REINALDO AZEVEDO FOLHA DE SP
Não me surpreende. Política não se esgota na matemática. Também não é inteiramente explicável pela lógica. Mas pobre do tolo que desprezar o saber objetivo em favor de achismos, impressões e estreitezas ideológicas. Análise política, por sua vez, não é profecia, jogo de búzios, arcanos de tarô. Andará bem aquele que fizer seus diagnósticos e prognósticos levando em conta os valores que estão sendo agredidos ou incensados.
Há precisamente um ano, no dia 17 de fevereiro de 2017, escrevi neste espaço o seguinte: "Ainda é cedo, claro! Mas uma sociedade diz alguma coisa de si mesma, do processo político e do futuro quando uma média de 30% dos eleitores, mesmo depois de tudo, está com Lula. E poderia ser diferente? A indignação com a corrupção e os desmandos do PT degenerou depressa em moralismo tacanho, em ódio à política, em contínua depredação de procedimentos mesmo os mais corriqueiros da atividade. Se todos são mesmo iguais, então Lula é melhor."
Mas quê... Não só o campo não petista continuou apegado ao túmulo da moral como insistiu em endossar as ilegalidades da Lava Jato, que atingiriam o estágio do sublime com a patranha que uniu Rodrigo Janot, Joesley Batista, Edson Fachin e Cármen Lúcia.

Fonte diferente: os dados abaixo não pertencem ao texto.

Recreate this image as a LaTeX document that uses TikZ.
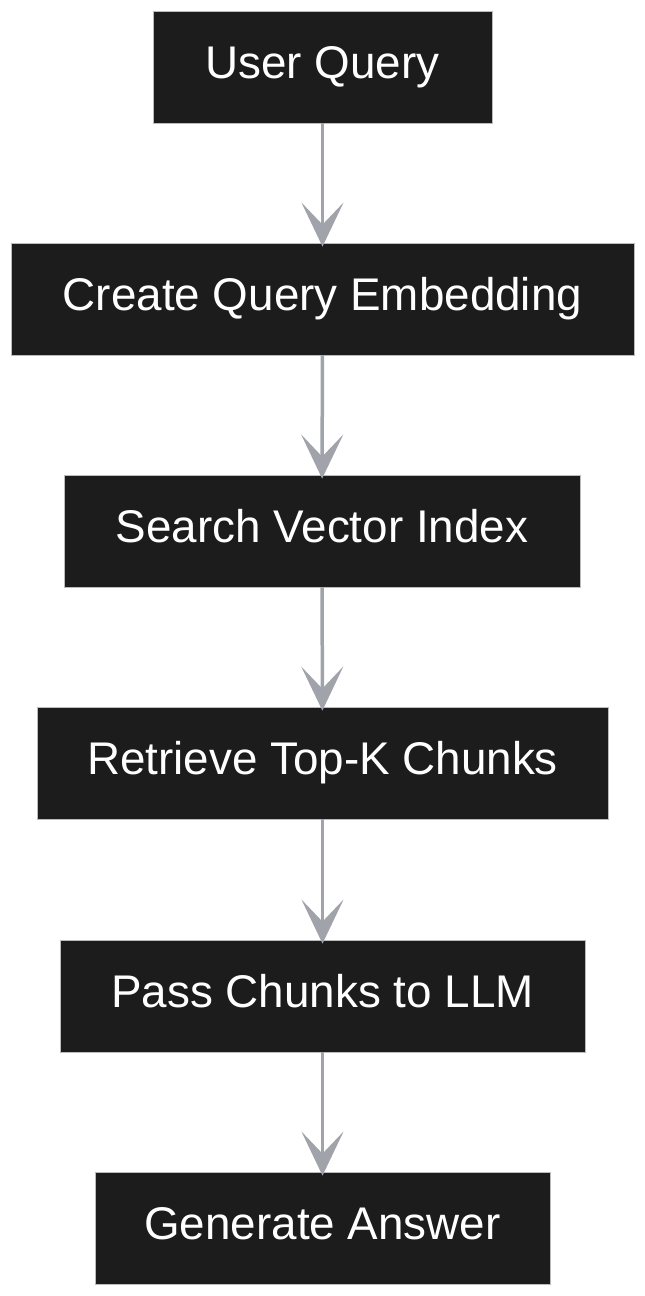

A articulação, com apoio escancarado dos veículos do Grupo Globo —cadê o endosso do presidente à compra do silêncio de Eduardo Cunha ou o pedido de desculpas?—, buscava derrubar Michel Temer em uma semana. O presidente não caiu. Mas a inflação despencou de 10% para menos de 3%; a Selic mergulhou do trampolim dos 14,25% para 6,75%; a economia saiu de uma recessão de 3,6% para um crescimento de estimáveis 3,5% neste 2018. E só não temos uma reforma da Previdência robusta por causa da tramoia dos açougueiros de instituições.
E Lula chegou a roçar o patamar dos 40%. Não obstante, o campo centrista que se opõe ao PT insiste em ignorar as conquistas do governo Temer e se nega a fazer a politização virtuosa do desmonte das armadilhas do petismo. Não há salvação (a palavra é essa) fora de uma candidatura que sustente esse legado.
"Como, Reinaldo? Defender o governo Temer?" Sim, é disso que se trata. Se as alternativas fossem derrota e derrota --o que acho falso desde que haja coragem de dizer o óbvio—, melhor seria perder fazendo a coisa certa do que perder fazendo a coisa errada. O cínico de plantão poderia tentar a saída pela porta da piada: "Que tal tentar ganhar fazendo a coisa errada, isto é, ignorando o governo?"
Essa alternativa não existe porque, na realidade aplicada, o campo não esquerdista teria de vencer as eleições negando o que de correto e necessário se fez até agora. Pior: a depender do calor dos embates, teria de prometer desfazer o certo, como o teto de gastos, por exemplo. E, por óbvio, a vitória de uma proposta assim nas urnas —do PT ou de qualquer outro grupo— implicará uma derrota para o país que cobrará seu preço gerações afora.
PS - Parecer de Raquel Dodge, procuradora-geral da República, contra a concessão de habeas corpus preventivo a Lula traz muitos erros, dois deles pedestres. No meu blog, explico no detalhe. A doutora erra ao afirmar que Agravo em Recurso Extraordinário (ARE) gera "efeito vinculante", que ela mistura com "repercussão geral", numa salada dos diabos. Diz ainda que o artigo 283 do Código de Processo Penal (CPP), que trata da presunção da inocência, não pode definir o sentido do trecho da Constituição (inciso 57 do art. 5º) que aborda assunto idêntico. E com as mesmas palavras! Ora, é claro que não! Até porque o artigo 283 do CPP foi alterado por uma lei de 2011, e a Constituição é de 1988. A lei foi redigida segundo os auspícios da Carta, não o contrário. A menos que a procuradora-geral tente transformar o que veio depois em causa do que veio antes... Na carnavalização geral, o direito brasileiro está virando o samba-dos- procuradores-e-dos-juízes-doidos.